7. No contract between New A.D.E. and Newport was ever signed.

8. Newport also had a New A.D.E. email address, which she used in her New A.D.E. correspondence, as well as correspondence with third parties and the contractors with whom she worked to provide services to New A.D.E. See Ex. I (Dkt #25). Newport's New A.D.E. email signature line read, "Kimberly Y. Newport, IT Consultant, New A.D.E., Inc." and gave New A.D.E.'s address, phone number, and website address as her own. See id. According to Newport's counsel at the hearing, Newport did not create a legal entity for herself (such as a subchapter S corporation), but worked instead in her individual capacity and "held herself out" as part of New A.D.E.

9. When asked what duties were assigned to Newport, Milos responded that her duties were "to keep the computers running or all things computer-related or information-related." See Milos Dep. 29:10-30:5, Ex. B (Dkt #25). Kenniston explained, "We asked her to -- our concern, our biggest concern was that we needed to have our computer systems up and running at all times, that she needed to handle phone systems, emails, faxes, anything to do with communications in and out of the building in any form." See Kenniston Dep 32:18-33:9, Ex. C (Dkt #25).

10. Newport has produced computer log-in records to verify the time that she spent working for New A.D.E.

11. New A.D.E. alleges that Newport may have worked during this time period for at least one other person or entity. See Defs.' Surreply at *3. At the hearing, Newport's counsel stated that some of the work she performed for others was in the nature of unpaid accommodations to friends and relatives.

12. At the hearing, New A.D.E.'s counsel contended that shortly before Newport was terminated, a discussion about Newport becoming a full employee for purposes of pay and benefits occurred; but Newport declined the offer. Newport's counsel disputes that any such offer was made.

13. Newport left New A.D.E. in April of 2010. See Defs.' Interrog. Resp.Ex. A; Pl.'s Dep. at 95, Ex. No. E (Dkt #25).

14. A wrongly classified employee may recover treble damages, attorneys' fees and costs. See Mass. Gen. Laws. ch. 149, §150. Damages include overtime and benefits that are statutorily mandated. See Somers v. Converged Access, Inc., 454 Mass. 582, 589 (2009) ("Individuals who provide services to an employer as an employee (rather than as an independent contractor) fall within the protection of the wage act and G.L. c. 151, §1A (overtime). The wage act requires employers timely to 'pay weekly or bi-weekly each such employee the wages earned by him.' G.L. c. 149, §148.").

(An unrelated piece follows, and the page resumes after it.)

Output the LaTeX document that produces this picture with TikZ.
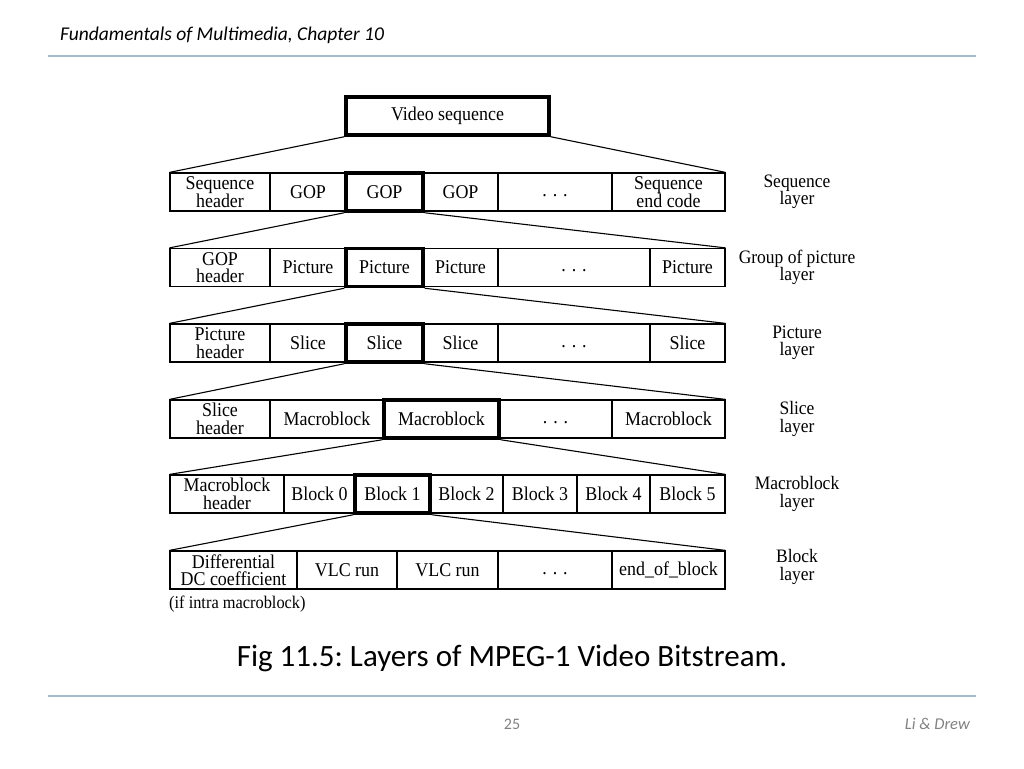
\documentclass[tikz,border=0pt]{standalone}
\usepackage{fontspec}
\setmainfont{Liberation Serif}
\newfontfamily\cellfont[FakeStretch=0.92]{Liberation Serif}
\newfontfamily\slidefont{Carlito}
\definecolor{rulecol}{RGB}{165,186,200}
\definecolor{footgray}{RGB}{130,130,130}
\lineskiplimit=-30pt\relax
\begin{document}
\begin{tikzpicture}[x=1pt,y=-1pt,
  cell/.style={draw, line width=1.2pt, inner sep=0pt, minimum height=38pt, align=center,
    font=\cellfont\fontsize{19.5}{17.5}\selectfont},
  thickcell/.style={cell, line width=3.5pt},
  fan/.style={line width=1.1pt},
  layerlbl/.style={align=center, inner sep=0pt, font=\cellfont\fontsize{19}{17.5}\selectfont},
  rulel/.style={draw=rulecol, line width=1.8pt}]
\useasboundingbox (0,0) rectangle (1024,768);
\fill[white] (0,0) rectangle (1024,768);

% slide header and footer
\node[anchor=west, inner sep=0pt, font=\slidefont\itshape\fontsize{19.5}{22}\selectfont] (hdr) at (60,35) {Fundamentals of Multimedia, Chapter 10};
\coordinate (hl) at (48,56); \coordinate (hr) at (976,56);
\draw[rulel] (hl) -- (hr);
\coordinate (fl) at (48,696); \coordinate (fr) at (976,696);
\draw[rulel] (fl) -- (fr);
\node[inner sep=0pt, text=footgray, font=\slidefont\fontsize{16}{18}\selectfont] (pnum) at (512,724) {25};
\node[anchor=east, inner sep=0pt, text=footgray, font=\slidefont\itshape\fontsize{16.5}{18}\selectfont] (auth) at (970,724) {Li \& Drew};
\node[inner sep=0pt, font=\slidefont\fontsize{31}{34}\selectfont\frenchspacing] (title) at (512,658) {Fig 11.5: Layers of MPEG-1 Video Bitstream.};

% video sequence
\node[thickcell, minimum width=203pt] (vs) at (447.5,116) {Video sequence};

% row 1: sequence layer
\node[cell, minimum width=100pt] (r1a) at (220,192) {Sequence\\header};
\node[cell, minimum width=76pt] (r1b) at (308,192) {GOP};
\node[cell, minimum width=75pt] (r1d) at (460.5,192) {GOP};
\node[cell, minimum width=114pt] (r1e) at (555,192) {\vphantom{Ag}. . .};
\node[cell, minimum width=113pt] (r1f) at (668.5,192) {Sequence\\end code};
\node[thickcell, minimum width=77pt] (r1c) at (384.5,192) {GOP};

% row 2: GOP layer
\node[cell, minimum width=100pt] (r2a) at (220,267.5) {GOP\\header};
\node[cell, minimum width=76pt] (r2b) at (308,267.5) {Picture};
\node[cell, minimum width=75pt] (r2d) at (460.5,267.5) {Picture};
\node[cell, minimum width=152pt] (r2e) at (574,267.5) {\vphantom{Ag}. . .};
\node[cell, minimum width=75pt] (r2f) at (687.5,267.5) {Picture};
\node[thickcell, minimum width=77pt] (r2c) at (384.5,267.5) {Picture};

% row 3: picture layer
\node[cell, minimum width=100pt] (r3a) at (220,343) {Picture\\header};
\node[cell, minimum width=76pt] (r3b) at (308,343) {Slice};
\node[cell, minimum width=75pt] (r3d) at (460.5,343) {Slice};
\node[cell, minimum width=152pt] (r3e) at (574,343) {\vphantom{Ag}. . .};
\node[cell, minimum width=75pt] (r3f) at (687.5,343) {Slice};
\node[thickcell, minimum width=77pt] (r3c) at (384.5,343) {Slice};

% row 4: slice layer
\node[cell, minimum width=100pt] (r4a) at (220,419) {Slice\\header};
\node[cell, minimum width=114pt] (r4b) at (327,419) {Macroblock};
\node[cell, minimum width=113pt] (r4d) at (555.5,419) {\vphantom{Ag}. . .};
\node[cell, minimum width=113pt] (r4e) at (668.5,419) {Macroblock};
\node[thickcell, minimum width=115pt] (r4c) at (441.5,419) {Macroblock};

% row 5: macroblock layer
\node[cell, minimum width=114pt] (r5a) at (227,494) {Macroblock\\header};
\node[cell, minimum width=71pt] (r5b) at (319.5,494) {Block 0};
\node[cell, minimum width=73pt] (r5d) at (466.5,494) {Block 2};
\node[cell, minimum width=74pt] (r5e) at (540,494) {Block 3};
\node[cell, minimum width=73pt] (r5f) at (613.5,494) {Block 4};
\node[cell, minimum width=75pt] (r5g) at (687.5,494) {Block 5};
\node[thickcell, minimum width=75pt] (r5c) at (392.5,494) {Block 1};

% row 6: block layer
\node[cell, minimum width=127pt] (r6a) at (233.5,570) {Differential\\DC coefficient};
\node[cell, minimum width=100pt] (r6b) at (347,570) {VLC run};
\node[cell, minimum width=101pt] (r6c) at (447.5,570) {VLC run};
\node[cell, minimum width=114pt] (r6d) at (555,570) {\vphantom{Ag}. . .};
\node[cell, minimum width=113pt] (r6e) at (668.5,570) {end\_of\_block};
\node[anchor=west, inner sep=0pt, font=\cellfont\fontsize{17.8}{18}\selectfont] (intra) at (169,604) {(if intra macroblock)};

% fan lines
\draw[fan] (vs.south west) -- (r1a.north west);
\draw[fan] (vs.south east) -- (r1f.north east);
\draw[fan] (r1c.south west) -- (r2a.north west);
\draw[fan] (r1c.south east) -- (r2f.north east);
\draw[fan] (r2c.south west) -- (r3a.north west);
\draw[fan] (r2c.south east) -- (r3f.north east);
\draw[fan] (r3c.south west) -- (r4a.north west);
\draw[fan] (r3c.south east) -- (r4e.north east);
\draw[fan] (r4c.south west) -- (r5a.north west);
\draw[fan] (r4c.south east) -- (r5g.north east);
\draw[fan] (r5c.south west) -- (r6a.north west);
\draw[fan] (r5c.south east) -- (r6e.north east);

% layer labels
\node[layerlbl] (l1) at (797,192) {Sequence\\layer};
\node[layerlbl] (l2) at (797,267.5) {Group of picture\\layer};
\node[layerlbl] (l3) at (797,343) {Picture\\layer};
\node[layerlbl] (l4) at (797,419) {Slice\\layer};
\node[layerlbl] (l5) at (797,494) {Macroblock\\layer};
\node[layerlbl] (l6) at (797,567) {Block\\layer};
\end{tikzpicture}
\end{document}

15. A job description indicating that an individual is free from an employer's direction and control is insufficient, standing alone, to satisfy the first prong of the statute. See 2004 Mass. Act. ch. 193, Advisory from the Att'y Gen., at * 4. An individual must be factually free from a supervisor's direction and control, operating with "independence and autonomy." See Id. The Advisory describes an individual who satisfies this requirement as one who "completes the job using his or her own approach without instruction and also dictates the hours that he or she will work on the job." Id.

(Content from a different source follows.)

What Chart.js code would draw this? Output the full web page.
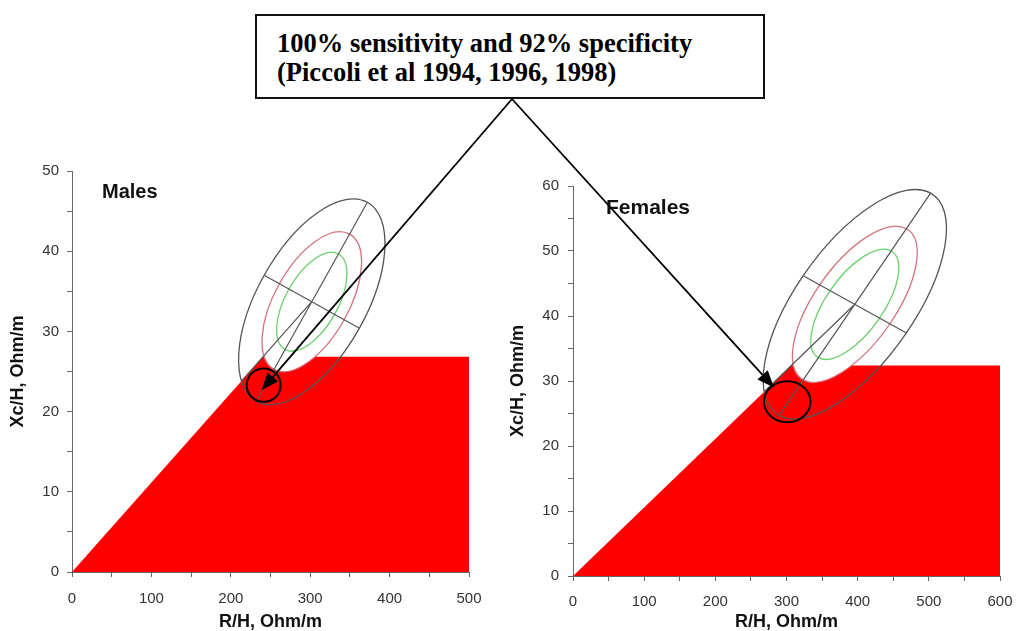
<!DOCTYPE html>
<html><head><meta charset="utf-8">
<script src="https://cdn.jsdelivr.net/npm/chart.js@4.4.1/dist/chart.umd.min.js"></script>
<style>
html,body{margin:0;padding:0;background:#fff;width:1018px;height:631px;overflow:hidden;position:relative;}
#boxNote{position:absolute;left:255px;top:14px;width:510px;height:85px;box-sizing:border-box;border:2px solid #111;padding:13px 0 0 20px;font-family:'Liberation Serif','Times New Roman',serif;font-weight:bold;font-size:26.5px;line-height:29px;color:#000;white-space:nowrap;}
canvas{position:absolute;}
</style></head><body>
<canvas id="male" width="500" height="481" style="left:0;top:150px"></canvas>
<canvas id="female" width="518" height="481" style="left:500px;top:150px"></canvas>
<div id="boxNote">100% sensitivity and 92% specificity<br>(Piccoli et al 1994, 1996, 1998)</div>
<canvas id="arrows" width="1018" height="631" style="left:0;top:0;pointer-events:none"></canvas>
<script>
// ---------- data ----------
const xTitle = 'R/H, Ohm/m';
const yTitle = 'Xc/H, Ohm/m';
const panelLabels = ['Males', 'Females'];
const axisMaxX = [500, 600];
const axisMaxY = [50, 60];
// red zone outline (R/H, Xc/H) — filled down to Xc/H = 0
const maleZoneX = [0, 240.6, 500, 500];
const maleZoneY = [0, 26.85, 26.85, 0];
const femaleZoneX = [0, 307, 600, 600];
const femaleZoneY = [0, 32.4, 32.4, 0];
// tolerance ellipses: mean vector, semi-major and semi-minor axis vectors (95% ellipse)
const maleCenter = [302, 33.7];
const maleMajor = [70, 12.4];
const maleMinor = [-60, 3.3];
const femaleCenter = [396, 41.8];
const femaleMajor = [106.5, 17.1];
const femaleMinor = [-72.5, 4.4];
const ellipseLevels = [0.48, 0.68, 1.0];       // 50%, 75%, 95% relative size
const ellipseColors = ['#6ccf6c', '#d4727e', '#555555'];
// highlighted spot: centre (x, y) and radii (x, y)
const maleMarker = [241.4, 23.3, 21.4, 2.08];
const femaleMarker = [301, 26.8, 32.7, 3.15];
// arrow tips (data units)
const maleArrowTip = [238.9, 22.7];
const femaleArrowTip = [282.4, 29.0];
const arrowStart = [512, 99];

Chart.defaults.font.family = "'Liberation Sans', Arial, sans-serif";

const biaPlugin = {
  id: 'bia',
  afterDatasetsDraw(chart, args, opts) {
    const d = opts.spec;
    if (!d) return;
    const {ctx, chartArea, scales: {x, y}} = chart;
    const px = (a, b) => [x.getPixelForValue(a), y.getPixelForValue(b)];
    const kx = x.getPixelForValue(1) - x.getPixelForValue(0);
    const ky = y.getPixelForValue(1) - y.getPixelForValue(0);
    const c = px(d.center[0], d.center[1]);
    const U = [d.major[0] * kx, d.major[1] * ky];
    const V = [d.minor[0] * kx, d.minor[1] * ky];
    const ellPath = s => {
      ctx.beginPath();
      ctx.save();
      ctx.transform(U[0] * s, U[1] * s, V[0] * s, V[1] * s, c[0], c[1]);
      ctx.arc(0, 0, 1, 0, Math.PI * 2);
      ctx.restore();
    };
    ctx.save();
    ctx.beginPath();
    ctx.rect(chartArea.left, chartArea.top, chartArea.width, chartArea.height);
    ctx.clip();
    // white cut-out inside the 75% ellipse
    ellPath(ellipseLevels[1]);
    ctx.fillStyle = '#ffffff';
    ctx.fill();
    // ellipses
    ctx.lineWidth = 1.3;
    ellipseLevels.forEach((s, i) => {
      ellPath(s);
      ctx.strokeStyle = ellipseColors[i];
      ctx.stroke();
    });
    // axes of the 95% ellipse
    ctx.strokeStyle = '#555555';
    ctx.lineWidth = 1.2;
    ctx.beginPath();
    ctx.moveTo(c[0] - U[0], c[1] - U[1]); ctx.lineTo(c[0] + U[0], c[1] + U[1]);
    ctx.moveTo(c[0] - V[0], c[1] - V[1]); ctx.lineTo(c[0] + V[0], c[1] + V[1]);
    // line towards the origin, from the 95% ellipse to the mean
    const det = d.major[0] * d.minor[1] - d.major[1] * d.minor[0];
    const al = (d.center[0] * d.minor[1] - d.center[1] * d.minor[0]) / det;
    const be = (d.major[0] * d.center[1] - d.major[1] * d.center[0]) / det;
    const s0 = 1 - 1 / Math.sqrt(al * al + be * be);
    const st = px(d.center[0] * s0, d.center[1] * s0);
    ctx.moveTo(st[0], st[1]); ctx.lineTo(c[0], c[1]);
    ctx.stroke();
    // highlighted spot
    const m = d.marker;
    const mc = px(m[0], m[1]);
    ctx.beginPath();
    ctx.ellipse(mc[0], mc[1], Math.abs(m[2] * kx), Math.abs(m[3] * ky), 0, 0, Math.PI * 2);
    ctx.strokeStyle = '#000';
    ctx.lineWidth = 2;
    ctx.stroke();
    ctx.restore();
    // panel label
    ctx.save();
    ctx.font = 'bold ' + d.labelSize + 'px "Liberation Sans", Arial, sans-serif';
    ctx.fillStyle = '#111';
    ctx.textBaseline = 'middle';
    ctx.textAlign = 'left';
    ctx.fillText(d.label, chartArea.left + d.labelDx, chartArea.top + d.labelDy);
    ctx.restore();
  }
};

function makeChart(id, zx, zy, xmax, ymax, spec, lay) {
  const pts = zx.map((v, i) => ({x: v, y: zy[i]}));
  return new Chart(document.getElementById(id), {
    type: 'scatter',
    data: {datasets: [{
      data: pts, showLine: true, fill: 'origin',
      backgroundColor: '#ff0000', borderColor: '#ff0000', borderWidth: 0,
      pointRadius: 0, tension: 0
    }]},
    options: {
      responsive: false, animation: false, devicePixelRatio: 1,
      layout: {padding: {top: lay.top, right: lay.right, left: 0, bottom: 0}},
      plugins: {legend: {display: false}, tooltip: {enabled: false}, bia: {spec}},
      scales: {
        x: {
          type: 'linear', min: 0, max: xmax,
          afterFit: s => { s.height = lay.xh; s.paddingRight = 0; s.paddingLeft = 0; },
          grid: {drawOnChartArea: false, drawTicks: true, tickLength: 5, color: '#666'},
          border: {display: true, color: '#666', width: 1},
          ticks: {stepSize: 50, autoSkip: false, maxRotation: 0, padding: lay.xpad,
                  color: '#333', font: {size: 15},
                  callback: v => (v % 100 === 0 ? String(v) : '')},
          title: {display: true, text: xTitle, color: '#111',
                  font: {size: 18, weight: 'bold', lineHeight: 1}, padding: {top: 0, bottom: lay.xtpad}}
        },
        y: {
          type: 'linear', min: 0, max: ymax,
          afterFit: s => { s.width = lay.yw; s.paddingTop = 0; s.paddingBottom = 0; },
          grid: {drawOnChartArea: false, drawTicks: true, tickLength: 5, color: '#666'},
          border: {display: true, color: '#666', width: 1},
          ticks: {stepSize: 5, autoSkip: false, padding: lay.ypad, color: '#333', font: {size: 15},
                  callback: v => (v % 10 === 0 ? String(v) : '')},
          title: {display: true, text: yTitle, color: '#111',
                  font: {size: 18, weight: 'bold', lineHeight: 1}, padding: {top: 9, bottom: 0}}
        }
      }
    },
    plugins: [biaPlugin]
  });
}

const maleChart = makeChart('male', maleZoneX, maleZoneY, axisMaxX[0], axisMaxY[0],
  {center: maleCenter, major: maleMajor, minor: maleMinor, marker: maleMarker,
   label: panelLabels[0], labelSize: 20, labelDx: 30, labelDy: 21},
  {top: 21, right: 31, xh: 59, yw: 72, xpad: 13, ypad: 8, xtpad: 0});
const femaleChart = makeChart('female', femaleZoneX, femaleZoneY, axisMaxX[1], axisMaxY[1],
  {center: femaleCenter, major: femaleMajor, minor: femaleMinor, marker: femaleMarker,
   label: panelLabels[1], labelSize: 21, labelDx: 33, labelDy: 22},
  {top: 36, right: 18, xh: 55, yw: 73, xpad: 12, ypad: 9, xtpad: 0});

function drawArrows() {
  const cv = document.getElementById('arrows');
  const ctx = cv.getContext('2d');
  ctx.clearRect(0, 0, cv.width, cv.height);
  const tipOf = (chart, t, offX, offY) => [
    chart.scales.x.getPixelForValue(t[0]) + offX,
    chart.scales.y.getPixelForValue(t[1]) + offY];
  const tips = [tipOf(maleChart, maleArrowTip, 0, 150), tipOf(femaleChart, femaleArrowTip, 500, 150)];
  tips.forEach(t => {
    const [sx, sy] = arrowStart;
    const dx = t[0] - sx, dy = t[1] - sy;
    const L = Math.hypot(dx, dy), ux = dx / L, uy = dy / L;
    const hl = 17, hw = 7;
    const bx = t[0] - ux * hl, by = t[1] - uy * hl;
    ctx.beginPath();
    ctx.moveTo(sx, sy); ctx.lineTo(bx, by);
    ctx.strokeStyle = '#000'; ctx.lineWidth = 1.8; ctx.stroke();
    ctx.beginPath();
    ctx.moveTo(t[0], t[1]);
    ctx.lineTo(bx - uy * hw, by + ux * hw);
    ctx.lineTo(bx + uy * hw, by - ux * hw);
    ctx.closePath();
    ctx.fillStyle = '#000'; ctx.fill();
  });
}
drawArrows();
</script>
</body></html>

16. The 2004 amendments to Mass. Gen. Laws. ch. 149, §148 make it more difficult for an employer to meet the second prong. However, the Advisory from the Attorney General states that "prong two should not be construed to include all aspects of a business such that prongs one and three become unnecessary." Id. at 12

17. Under the third prong, the court "is to consider whether the service in question could be viewed as an independent trade or business because the worker is capable of performing the service to anyone wishing to avail themselves of the services or, conversely, whether the nature of the business compels the worker to depend on a single employer for the continuation of the services." Coverall N. Am., Inc. v. Comm'r of Div. of Unemp't Assistance, 447 Mass. 852, 857-858 (2006), citing Athol Daily News v. Bd. of Review of the Div. of Emp't and Training, 439 Mass. 171, 181 (2003). Ultimately, the question is "whether the worker is wearing the hat of an employee of the employing company or is wearing the hat of his own independent enterprise." Coverall, 447 Mass. at 858-859, citing Boston Bicycle Couriers, Inc. v. Deputy Dir. of the Div. of Emp't. & Training, 56 Mass. App. Ct. 473, 480 (2002).

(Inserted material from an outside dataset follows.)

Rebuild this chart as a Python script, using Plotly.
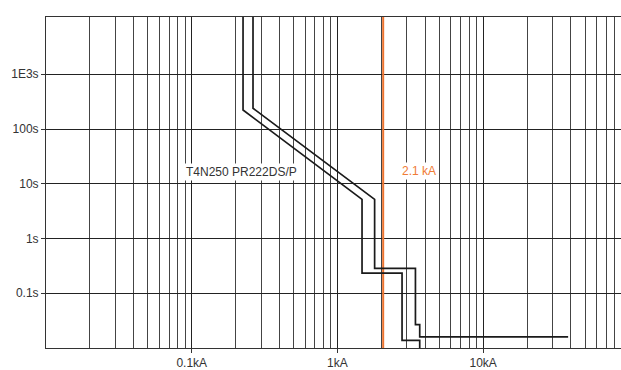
import math
import plotly.graph_objects as go

# trip curve, lower band (kA, s)
lower_ka = [0.225, 0.225, 1.475, 1.475, 2.776, 2.776, 3.67, 3.67]
lower_s = [1e5, 222, 5.17, 0.234, 0.234, 0.0138, 0.0138, 0.001]

# trip curve, upper band (kA, s)
upper_ka = [0.2634, 0.2634, 1.80, 1.80, 3.43, 3.43, 3.67, 3.67, 38.3]
upper_s = [1e5, 239, 5.17, 0.285, 0.285, 0.0267, 0.0267, 0.01595, 0.01595]

# short-circuit current marker
ik_ka = 2.06
ik_label = "2.1 kA"
curve_label = "T4N250 PR222DS/P"

x_tickvals = [0.1, 1, 10]
x_ticktext = ["0.1kA", "1kA", "10kA"]
y_tickvals = [0.1, 1, 10, 100, 1000]
y_ticktext = ["0.1s", "1s", "10s", "100s", "1E3s"]

# 2..9 gridlines in every decade
minor_x = [m * 10 ** e for e in range(-2, 2) for m in range(2, 10)]

fig = go.Figure()
fig.add_trace(go.Scatter(x=[ik_ka, ik_ka], y=[1e-3, 1e5], mode="lines",
                         line=dict(color="#EC7431", width=2), hoverinfo="skip"))
fig.add_trace(go.Scatter(x=lower_ka, y=lower_s, mode="lines",
                         line=dict(color="#1a1a1a", width=1.7)))
fig.add_trace(go.Scatter(x=upper_ka, y=upper_s, mode="lines",
                         line=dict(color="#1a1a1a", width=1.7)))

fig.add_annotation(x=math.log10(0.22), y=math.log10(16.7), text=curve_label,
                   showarrow=False, bgcolor="white",
                   font=dict(family="Liberation Sans, Arial", size=12, color="#333"))
fig.add_annotation(x=math.log10(3.64), y=math.log10(17.4), text=ik_label,
                   showarrow=False, bgcolor="white",
                   font=dict(family="Liberation Sans, Arial", size=12, color="#F07B35"))

fig.update_layout(
    width=621, height=370,
    margin=dict(t=17, l=46, r=0, b=20),
    showlegend=False,
    plot_bgcolor="white", paper_bgcolor="white",
    font=dict(family="Liberation Sans, Arial", size=12, color="#333"),
    xaxis=dict(type="log", range=[-2, 1.946],
               tickvals=x_tickvals, ticktext=x_ticktext,
               ticks="outside", ticklen=4, tickcolor="#333",
               showgrid=True, gridcolor="#222", gridwidth=1,
               minor=dict(tickvals=minor_x, showgrid=True, gridcolor="#444", ticks=""),
               showline=True, linecolor="#333", linewidth=1, mirror=True,
               zeroline=False),
    yaxis=dict(type="log", range=[-2, 4.046],
               tickvals=y_tickvals, ticktext=y_ticktext,
               ticks="outside", ticklen=4, tickcolor="#333",
               showgrid=True, gridcolor="#222", gridwidth=1,
               showline=True, linecolor="#333", linewidth=1,
               zeroline=False),
)

fig.write_html("out.html", config={"displayModeBar": False},
               post_script="document.body.style.margin='0';")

18. "Insofar as the Attorney General's office is the department charged with enforcing the wage and hour laws, its interpretation of the protections provided thereunder is entitled to substantial deference, at least where it is not inconsistent with the plain language of the statutory provisions." See Smith v. Winter Place, LLC, 447 Mass. 363, 367-368 (2006).

19. The Advisory from the Attorney General makes clear that the "rigid, three-part test is unlike the well-established IRS, FLSA, National Labor Relations Act (NLRA), and state law tests, which have flexible criteria that must be weighed according to the circumstances of the work arrangement." Id.

20. New A.D.E. is correct that Newport failed to brief her summary judgment argument with respect to Counts II, III, and IV. Nevertheless, her quantum meruit and unjust enrichment claims are claims of equity that are only relevant as an alternative to a remedy provided at law. See Massachusetts v. Pace, 616 F. Supp. 815, 822 (D. Mass.1985). Regarding her claim for breach of contract, Newport has failed to allege any specifics.